- _DIRECTIONS FOR THIS TASK_
Locate each line of the material that contains "with", then return it.

◇ ◇ ◇ ◇ ◇ ◇ ◇

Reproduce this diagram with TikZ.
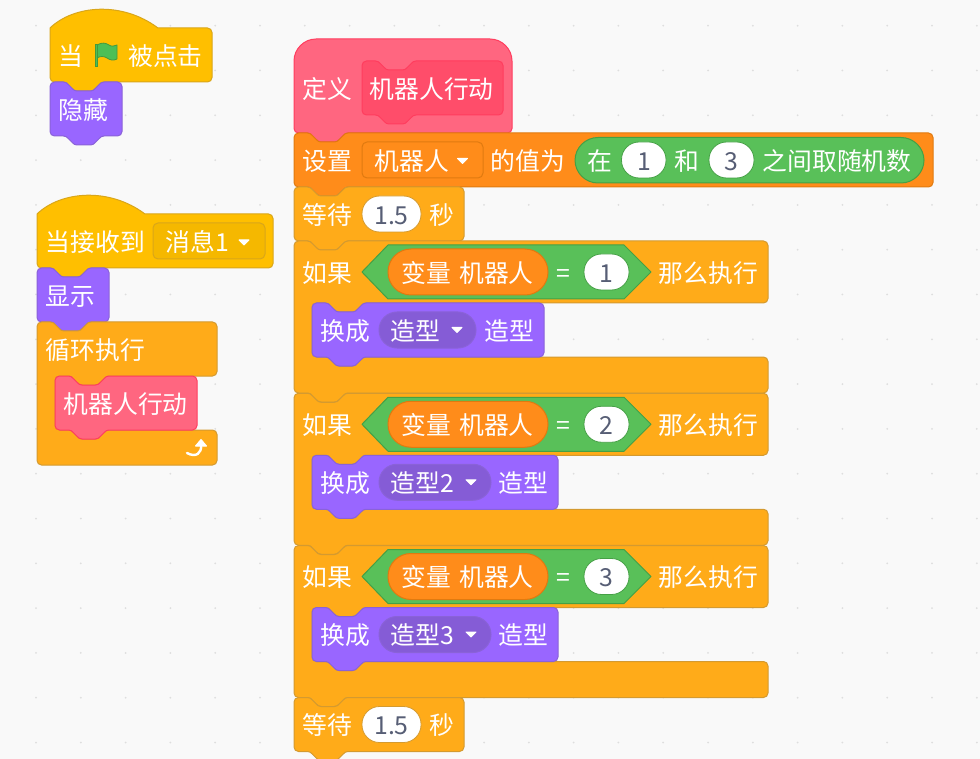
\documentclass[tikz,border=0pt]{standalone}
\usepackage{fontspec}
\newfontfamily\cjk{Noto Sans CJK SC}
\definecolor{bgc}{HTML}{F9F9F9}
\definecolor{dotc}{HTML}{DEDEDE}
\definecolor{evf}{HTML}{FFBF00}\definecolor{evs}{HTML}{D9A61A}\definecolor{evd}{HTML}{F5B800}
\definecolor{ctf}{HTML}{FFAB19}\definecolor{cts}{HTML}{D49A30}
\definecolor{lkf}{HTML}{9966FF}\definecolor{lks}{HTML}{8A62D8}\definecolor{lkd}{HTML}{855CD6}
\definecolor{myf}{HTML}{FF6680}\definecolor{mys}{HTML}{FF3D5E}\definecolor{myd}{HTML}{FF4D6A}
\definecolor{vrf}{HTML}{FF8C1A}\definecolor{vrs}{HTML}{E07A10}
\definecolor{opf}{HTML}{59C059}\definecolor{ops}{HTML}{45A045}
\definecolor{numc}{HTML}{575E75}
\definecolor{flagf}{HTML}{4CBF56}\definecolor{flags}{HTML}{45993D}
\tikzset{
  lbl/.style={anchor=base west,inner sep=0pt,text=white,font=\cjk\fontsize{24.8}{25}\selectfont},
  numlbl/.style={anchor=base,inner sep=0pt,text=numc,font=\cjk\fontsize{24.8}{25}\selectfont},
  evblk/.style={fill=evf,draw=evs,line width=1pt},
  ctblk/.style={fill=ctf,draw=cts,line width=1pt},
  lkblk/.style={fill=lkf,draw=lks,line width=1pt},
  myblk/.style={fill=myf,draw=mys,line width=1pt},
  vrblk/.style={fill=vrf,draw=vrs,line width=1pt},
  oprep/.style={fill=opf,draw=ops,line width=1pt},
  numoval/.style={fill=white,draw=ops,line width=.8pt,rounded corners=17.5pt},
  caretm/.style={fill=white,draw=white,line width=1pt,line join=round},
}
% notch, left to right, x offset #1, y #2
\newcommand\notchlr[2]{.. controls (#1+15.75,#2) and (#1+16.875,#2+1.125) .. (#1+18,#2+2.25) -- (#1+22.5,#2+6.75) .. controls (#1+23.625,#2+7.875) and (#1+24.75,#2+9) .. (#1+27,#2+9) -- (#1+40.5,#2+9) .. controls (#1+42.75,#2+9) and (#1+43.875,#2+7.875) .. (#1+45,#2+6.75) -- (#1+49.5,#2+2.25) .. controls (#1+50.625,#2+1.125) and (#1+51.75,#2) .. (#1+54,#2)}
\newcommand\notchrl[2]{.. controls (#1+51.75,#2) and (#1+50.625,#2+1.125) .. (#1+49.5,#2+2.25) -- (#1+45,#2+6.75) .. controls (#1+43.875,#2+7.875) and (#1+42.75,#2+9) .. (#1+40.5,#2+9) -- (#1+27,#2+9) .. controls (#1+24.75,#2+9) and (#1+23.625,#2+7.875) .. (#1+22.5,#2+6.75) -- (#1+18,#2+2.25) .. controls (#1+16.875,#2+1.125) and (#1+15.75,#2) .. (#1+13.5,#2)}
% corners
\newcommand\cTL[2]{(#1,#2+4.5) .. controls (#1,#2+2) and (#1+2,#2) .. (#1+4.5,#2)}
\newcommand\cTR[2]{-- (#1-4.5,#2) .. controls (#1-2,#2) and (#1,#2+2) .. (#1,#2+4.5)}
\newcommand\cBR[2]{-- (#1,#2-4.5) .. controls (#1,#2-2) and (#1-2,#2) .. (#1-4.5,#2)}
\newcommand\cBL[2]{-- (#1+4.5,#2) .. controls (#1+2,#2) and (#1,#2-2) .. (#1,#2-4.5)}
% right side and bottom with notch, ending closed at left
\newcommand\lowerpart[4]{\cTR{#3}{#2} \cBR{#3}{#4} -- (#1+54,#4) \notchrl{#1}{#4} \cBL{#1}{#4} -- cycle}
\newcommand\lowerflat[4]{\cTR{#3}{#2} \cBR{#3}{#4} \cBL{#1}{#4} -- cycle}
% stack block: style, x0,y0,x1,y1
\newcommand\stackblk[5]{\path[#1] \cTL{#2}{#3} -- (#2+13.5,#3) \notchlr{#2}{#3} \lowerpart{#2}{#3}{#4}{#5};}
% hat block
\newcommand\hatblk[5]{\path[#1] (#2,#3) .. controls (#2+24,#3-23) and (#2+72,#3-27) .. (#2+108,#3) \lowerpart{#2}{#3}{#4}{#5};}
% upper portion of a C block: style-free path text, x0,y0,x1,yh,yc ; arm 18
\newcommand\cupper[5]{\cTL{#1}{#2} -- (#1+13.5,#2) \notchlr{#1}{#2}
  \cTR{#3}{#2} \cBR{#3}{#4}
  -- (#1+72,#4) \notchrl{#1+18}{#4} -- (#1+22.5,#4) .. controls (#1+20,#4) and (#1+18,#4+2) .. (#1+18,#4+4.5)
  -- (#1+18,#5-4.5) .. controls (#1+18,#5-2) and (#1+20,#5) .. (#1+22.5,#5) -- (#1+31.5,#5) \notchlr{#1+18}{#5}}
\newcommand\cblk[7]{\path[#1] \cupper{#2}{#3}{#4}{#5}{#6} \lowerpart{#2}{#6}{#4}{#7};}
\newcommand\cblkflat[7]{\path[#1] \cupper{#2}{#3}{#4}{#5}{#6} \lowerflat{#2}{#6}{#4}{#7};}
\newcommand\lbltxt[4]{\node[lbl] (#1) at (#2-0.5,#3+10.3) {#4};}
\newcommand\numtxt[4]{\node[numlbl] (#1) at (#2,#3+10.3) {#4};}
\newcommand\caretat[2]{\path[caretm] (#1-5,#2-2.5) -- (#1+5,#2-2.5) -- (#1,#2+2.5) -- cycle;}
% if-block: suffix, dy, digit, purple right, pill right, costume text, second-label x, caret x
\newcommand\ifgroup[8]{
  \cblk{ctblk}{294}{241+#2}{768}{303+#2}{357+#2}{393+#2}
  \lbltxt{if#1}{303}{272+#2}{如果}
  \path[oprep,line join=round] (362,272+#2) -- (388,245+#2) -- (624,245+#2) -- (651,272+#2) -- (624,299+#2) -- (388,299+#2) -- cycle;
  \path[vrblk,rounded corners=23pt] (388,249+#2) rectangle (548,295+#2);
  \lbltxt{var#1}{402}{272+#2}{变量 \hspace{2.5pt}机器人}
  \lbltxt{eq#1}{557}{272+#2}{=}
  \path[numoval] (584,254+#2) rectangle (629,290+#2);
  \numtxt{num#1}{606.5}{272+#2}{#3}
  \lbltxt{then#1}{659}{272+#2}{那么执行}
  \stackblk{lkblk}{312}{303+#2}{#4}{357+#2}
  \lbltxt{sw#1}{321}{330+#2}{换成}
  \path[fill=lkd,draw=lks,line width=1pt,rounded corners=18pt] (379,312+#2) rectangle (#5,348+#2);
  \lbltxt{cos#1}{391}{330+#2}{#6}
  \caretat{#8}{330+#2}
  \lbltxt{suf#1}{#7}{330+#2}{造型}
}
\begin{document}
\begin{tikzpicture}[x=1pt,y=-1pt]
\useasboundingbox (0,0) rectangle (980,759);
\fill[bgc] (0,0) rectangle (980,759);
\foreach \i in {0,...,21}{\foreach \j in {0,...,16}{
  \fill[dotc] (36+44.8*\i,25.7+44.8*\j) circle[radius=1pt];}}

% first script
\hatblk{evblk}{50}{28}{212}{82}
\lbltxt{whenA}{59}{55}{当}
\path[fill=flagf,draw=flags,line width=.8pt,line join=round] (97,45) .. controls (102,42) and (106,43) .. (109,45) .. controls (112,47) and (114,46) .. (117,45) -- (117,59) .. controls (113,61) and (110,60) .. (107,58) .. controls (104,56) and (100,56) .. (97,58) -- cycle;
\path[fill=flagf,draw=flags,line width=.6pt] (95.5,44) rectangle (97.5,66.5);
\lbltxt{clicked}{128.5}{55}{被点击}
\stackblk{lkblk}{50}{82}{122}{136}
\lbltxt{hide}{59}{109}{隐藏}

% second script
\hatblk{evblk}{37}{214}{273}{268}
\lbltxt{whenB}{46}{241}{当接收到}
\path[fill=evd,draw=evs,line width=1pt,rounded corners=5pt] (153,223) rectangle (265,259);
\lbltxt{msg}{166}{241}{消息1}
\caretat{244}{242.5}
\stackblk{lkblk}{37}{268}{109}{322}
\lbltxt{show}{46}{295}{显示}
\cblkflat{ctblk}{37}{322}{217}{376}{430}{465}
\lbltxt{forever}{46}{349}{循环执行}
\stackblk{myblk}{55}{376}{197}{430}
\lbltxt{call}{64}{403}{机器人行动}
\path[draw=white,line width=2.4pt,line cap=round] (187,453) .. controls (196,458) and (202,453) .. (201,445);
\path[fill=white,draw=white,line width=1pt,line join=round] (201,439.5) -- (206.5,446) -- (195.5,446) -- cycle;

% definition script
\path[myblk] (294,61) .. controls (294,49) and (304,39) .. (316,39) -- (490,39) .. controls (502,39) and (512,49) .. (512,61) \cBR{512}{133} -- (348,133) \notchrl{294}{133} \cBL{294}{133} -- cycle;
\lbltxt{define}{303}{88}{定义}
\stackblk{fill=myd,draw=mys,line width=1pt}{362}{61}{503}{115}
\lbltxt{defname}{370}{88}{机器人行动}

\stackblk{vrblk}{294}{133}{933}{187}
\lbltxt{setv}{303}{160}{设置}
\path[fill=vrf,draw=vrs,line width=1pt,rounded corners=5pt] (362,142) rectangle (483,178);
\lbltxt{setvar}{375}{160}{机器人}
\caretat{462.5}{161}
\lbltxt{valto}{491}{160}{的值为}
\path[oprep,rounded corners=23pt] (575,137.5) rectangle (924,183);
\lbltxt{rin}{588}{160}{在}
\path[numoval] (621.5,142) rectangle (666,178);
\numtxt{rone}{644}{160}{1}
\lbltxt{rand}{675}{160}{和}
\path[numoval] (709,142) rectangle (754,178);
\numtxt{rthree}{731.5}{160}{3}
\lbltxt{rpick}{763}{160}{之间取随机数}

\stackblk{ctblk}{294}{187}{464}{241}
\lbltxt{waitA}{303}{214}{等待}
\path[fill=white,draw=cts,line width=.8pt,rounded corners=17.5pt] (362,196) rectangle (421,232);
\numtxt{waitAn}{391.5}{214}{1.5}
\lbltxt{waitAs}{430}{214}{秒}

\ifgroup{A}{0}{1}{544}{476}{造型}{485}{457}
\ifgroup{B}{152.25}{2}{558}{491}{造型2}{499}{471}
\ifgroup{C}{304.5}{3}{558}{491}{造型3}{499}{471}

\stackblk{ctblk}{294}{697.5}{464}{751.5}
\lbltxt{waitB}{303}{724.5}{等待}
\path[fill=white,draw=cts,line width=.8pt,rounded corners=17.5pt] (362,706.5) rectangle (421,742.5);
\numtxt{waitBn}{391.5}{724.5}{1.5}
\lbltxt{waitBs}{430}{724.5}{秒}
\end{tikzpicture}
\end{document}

◇ ◇ ◇ ◇ ◇ ◇ ◇

- _FINISHED TASK_
Reproduce this diagram with TikZ.
% right side and bottom with notch, ending closed at left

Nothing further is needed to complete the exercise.